Internationalism, illustrated by the Bolshevik and by the men
to whom all countries are alike provided they can make
money out of them, is to me repulsive. National I must
remain, and in that way I like all other Americans can render
the amplest service to the world. The United States is the
world's best hope, but if you fetter her in the interests and
quarrels of other nations, if you tangle her in the intrigues of
Europe, you will destroy her power for good and endanger
her very existence. Leave her to march freely through the
centuries to come as in the years that have gone. Strong,
generous, and confident, she has nobly served mankind.
Beware how you trifle with your marvelous inheritance, this
great land of ordered liberty, for if we stumble and fall
freedom and civilization everywhere will go down in ruin.

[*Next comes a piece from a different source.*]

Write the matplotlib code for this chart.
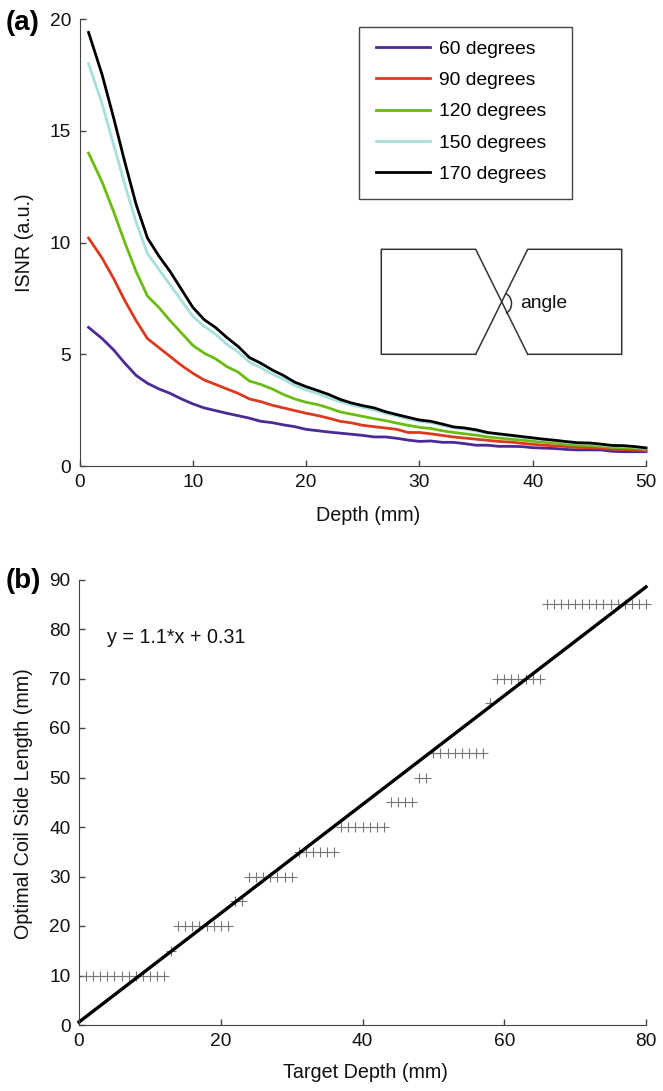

We are told that we shall 'break the heart of the world' if we
do not take this league just as it stands. I fear that the
hearts of the vast majority of mankind would beat on strongly
and steadily and without any quickening if the league were
to perish altogether. If it should be effectively and
beneficently changed the people who would lie awake in
sorrow for a single night could be easily gathered in one not
very large room but those who would draw a long breath of
relief would reach to millions.
We hear much of visions and I trust we shall continue to
have visions and dream dreams of a fairer future for the
race. But visions are one thing and visionaries are another,
and the mechanical appliances of the rhetorician designed to
give a picture of a present which does not exist and of a
future which no man can predict are as unreal and short-lived
as the steam or canvas clouds, the angels suspended on
wires and the artificial lights of the stage. They pass with
the moment of effect and are shabby and tawdry in the
daylight. Let us at least be real. Washington's entire
honesty of mind and his fearless look into the face of all
facts are qualities which can never go out of fashion and
which we should all do well to imitate.
Ideals have been thrust upon us as an argument for the
league until the healthy mind which rejects cant revolts from
them. Are ideals confined to this deformed experiment upon
a noble purpose, tainted, as it is, with bargains and tied to a
peace treaty which might have been disposed of long ago to
the great benefit of the world if it had not been compelled to
carry this rider on its back? 'Post equitem sedet atra cura,'
Horace tells us, but no blacker care ever sat behind any
rider than we shall find in this covenant of doubtful and
disputed interpretation as it now perches upon the treaty of
peace.
No doubt many excellent and patriotic people see a coming
fulfillment of noble ideals in the words 'league for peace.' We
all respect and share these aspirations and desires, but
some of us see no hope, but rather defeat, for them in this
murky covenant. For we, too, have our ideals, even if we
differ from those who have tried to establish a monopoly of
idealism. Our first ideal is our country, and we see her in
the future, as in the past, giving service to all her people and
to the world. Our ideal of the future is that she should
continue to render that service of her own free will. She has
great problems of her own to solve, very grim and perilous
problems, and a right solution, if we can attain to it, would
largely benefit mankind. We would have our country strong
to resist a peril from the West, as she has flung back the
German menace from the East. We would not have our
politics distracted and embittered by the dissensions of
other lands. We would not have our country's vigor
exhausted or her moral force abated, by everlasting
meddling and muddling in every quarrel, great and small,
which afflicts the world. Our ideal is to make her ever
stronger and better and finer, because in that way alone, as
we believe, can she be of the greatest service to the world's
peace and to the welfare of mankind.